Shared Symbolism Across Cultures
Though separated by oceans and centuries, many cultures assigned similar meanings to flowers. The lotus, whether in Egypt or India, became a marker of rebirth and divine transcendence. Wreaths and garlands, whether laurel crowns in Greece or rose festivals in Rome, marked triumph and celebration. Stylized blossoms, from Mesopotamian rosettes to Aztec flower ornaments, symbolized cosmic order and the favor of the gods.
How to Read Ancient Flowers in Art
Interpreting flowers in ancient art requires attention to both style and context. Many were not painted or carved with botanical accuracy, but as abstract forms—the Mesopotamian rosette or the Egyptian lotus, for example. Their placement mattered: a lotus in the hands of a pharaoh was a political emblem, while a rose garland at a Roman feast evoked luxury.
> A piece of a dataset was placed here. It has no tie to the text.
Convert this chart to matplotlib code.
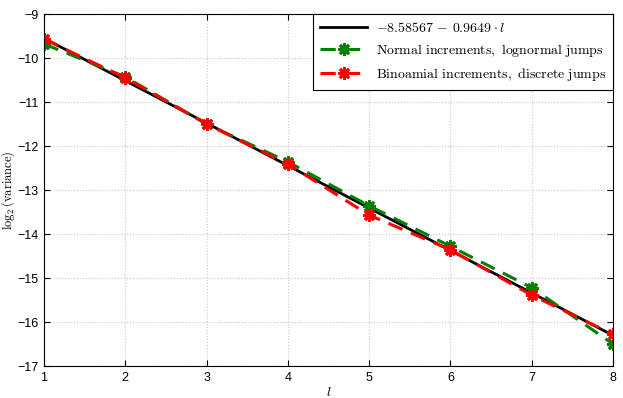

Borders, textiles, and jewelry often carried repeating floral motifs, subtle signs of continuity between sacred and domestic life.
In ancient art, flowers were never merely ornamental. They were visual theology, political emblems, and markers of celebration and grief. Through petals and vines, civilizations inscribed their deepest hopes: rebirth after death, favor from the gods, harmony in the cosmos, and beauty made eternal in stone, pigment, and gold.